Complément de retraite

La CNBF a un autre projet, porté par Bruno Zillig : « Je souhaiterais réintroduire une proposition de régime complémentaire supplémentaire par capitalisation. Il a existé pendant 20 ans au sein de la CNBF et avait donné de bons résultats. Notre gestion permet de dégager des résultats satisfaisants pour nos réserves, notamment parce que nous ne prenons ni pourcentage, ni commission ou rémunération. Nous pourrions dans cette mesure proposer des solutions de retraite par capitalisation intéressantes pour nos confrères ». En attendant, les avocats qui le souhaitent peuvent, bien entendu, souscrire aux offres de marché pour se constituer un complément de retraite par capitalisation.

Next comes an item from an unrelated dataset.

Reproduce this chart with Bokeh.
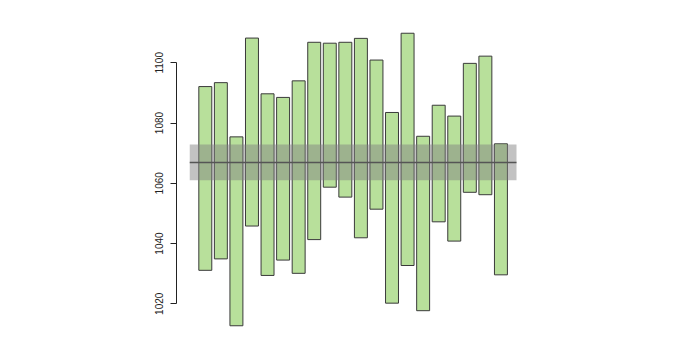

Certains cabinets, notamment anglosaxons, offrent également aux anciens associés des sommes qui sont perçues une fois qu’ils cessent leur activité, consacrant parfois un pourcentage de leurs bénéfices à cette « cagnotte », partagée entre tous les anciens associés. C’est également un argument pour attirer les associés.

La vie d’après

Certains contrats d’association prévoient, pour les avocats qui partent en retraite, l’obligation de présenter leurs clients à un associé du cabinet « La notion de propriété de la clientèle n’existe plus, c’est le client qui choisit », estime un acteur du secteur. En pratique, selon lui, certains directeurs juridiques d’entreprises sont davantage attachés à la personne de leur conseil qu’à la firme mais ce paramètre n’est pas quantifiable et dépend d’abord de l’histoire avec le client. Et cette deuxième vie professionnelle peut même permettre parfois d’aborder les tâches autrement. Pour autant, la pression des clients ne diminue pas. « La carrière étant désormais faite, on peut cependant prendre davantage de recul et avoir une vision moins compétitive du métier », reconnaît-il, soulignant que le critère essentiel est celui de la santé.